Private Sector Single Employer Defined Benefit Plan Contributions 1975-2012
¹The data shown is for plans with more than 100 participants.
We see that the impact of these plans on the sponsoring corporations is anything but vanishing. Of course, the impact is not evenly spread across the whole of the private sector. The importance of pension plans is much greater in some industries and at some corporations than it is at others. That’s why some plans are being more aggressive in reducing pension risk than others. The aggregate picture, though, is one which shows that DB plans will continue to be a major consideration for many CFOs for a long time to come.
The Form 5500 data is also the best source for keeping track of the relative performance of DB and DC plans.
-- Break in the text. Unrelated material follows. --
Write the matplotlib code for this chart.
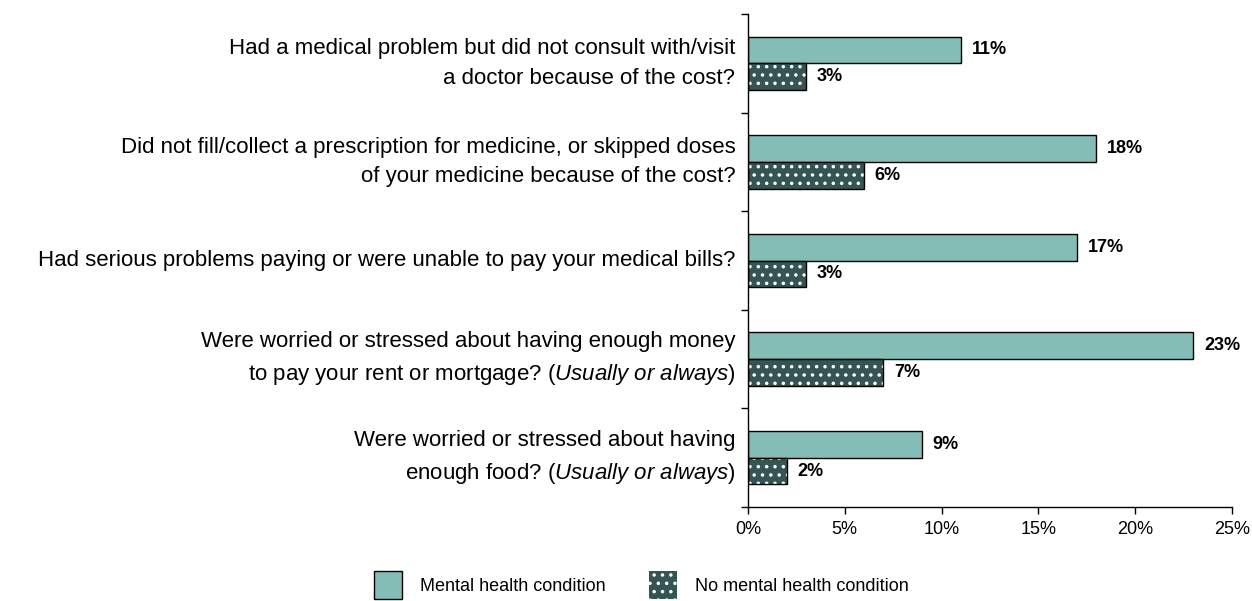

In 2012, it was another win for DB (11.5% versus 10.9% for DC.) That means that DB plans have outperformed DC in 13 of the past 14 years, and that a dollar invested on January 1, 1993 and earning DB rates of return would twenty years later have been worth $4.48; earning DC rates of return, just $3.73.
I did start to write a blog dissecting those return numbers, but it’s basically the same story that it was a year ago—so I’ll just provide a link to last year’s post instead. There’s been a lot done in the past few years to build more institutional best practices into DC programs, and that’s something that needs to keep happening now that DC plans are the biggest (but not the only) game in town.